As a way of balancing the need for better metrics with creativity, Field advised marketers to implement “solid long-term metrics” that could be shared and understood by the rest of the executive suite. One such powerful metric is price sensitivity.
“It’s very hard to measure, but creativity link has powerful link to price sensitivity,” he claimed. “If people can pay a little more for your brand, it’s massively profitable and that’s a great long-term metric.
“You need the big data metrics, but you also need the price sensitivity to meet long-term.”
Field also admitted price sensitivity has been a defensive play for CMOs of late, particularly in this economic climate, but said it is the brands focused on adding value that are now winning the hearts and minds of consumers.
“Many of the great brands during the 1990s, such as Dell and Walmark, are no longer the brands people talk about. They characterise taking cost out and making things cheaper,” he commented. “Attention is increasingly focusing on brands that can add value.
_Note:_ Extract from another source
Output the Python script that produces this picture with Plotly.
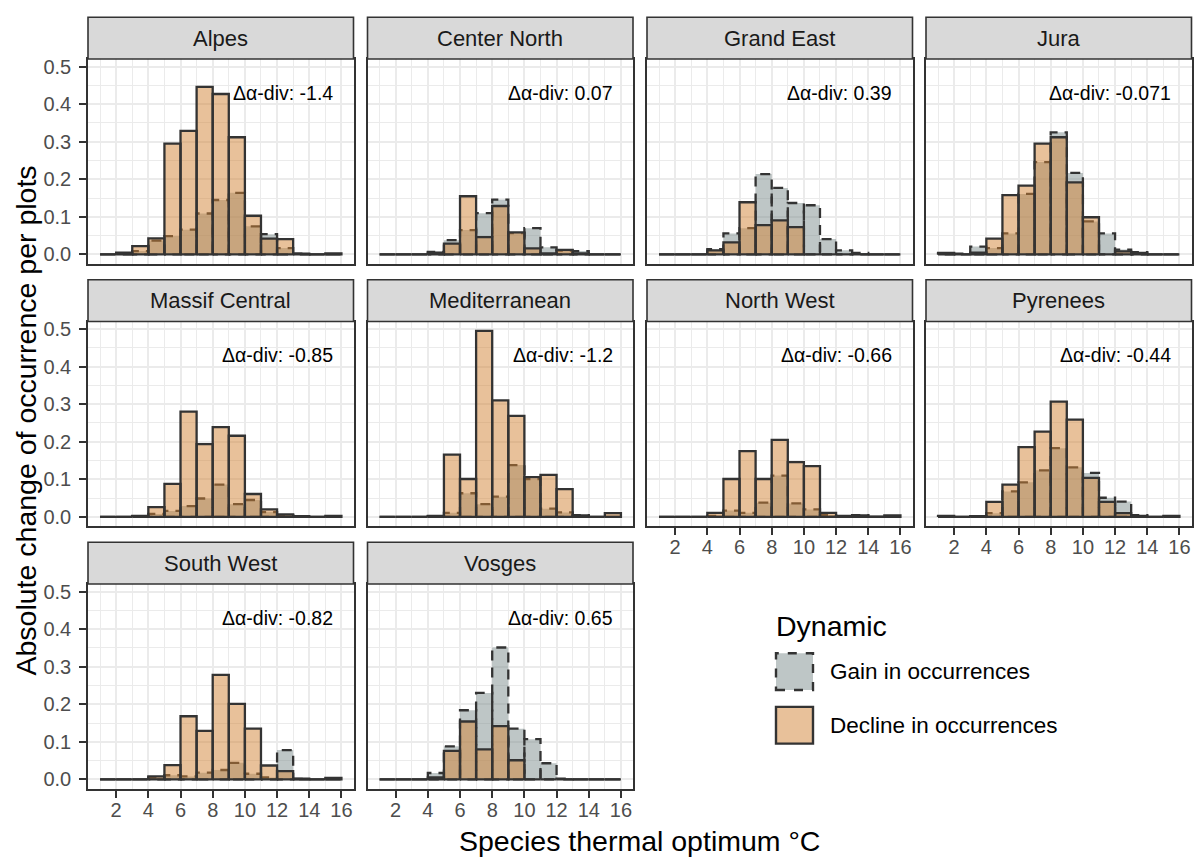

“I’m really concerned about this tendency to just look at the short term, as it’s only part of the picture. You have to ask yourself: Will it make next year’s targets easier than this year’s targets to achieve?”
Other findings from the ADMA report
- Short-term response and Web/social media traffic do not reliably indicate longer-term business success.
- Customer acquisition campaigns are much more effective at driving growth than loyalty campaigns. This is especially try of financial services and packaged goods, but applies universally.
- The optimum strategy over all timescales but the very short, is to develop integrated brand-response campaigns. These combine a powerful brand-building core to drive year-on-year growth and efficiency improvement, with an integrated suite of response-driving strands to convert growing brand equity into short-term sales.
- Because building new customer relationships is better than trying to deepen existing ones, objectives and metrics for growth should focus on non-customers rather than on customer commitment.
- Traditional direct mail strongly outperforms email marketing: The latter may be cheaper but it is associated with reduced campaign effectiveness.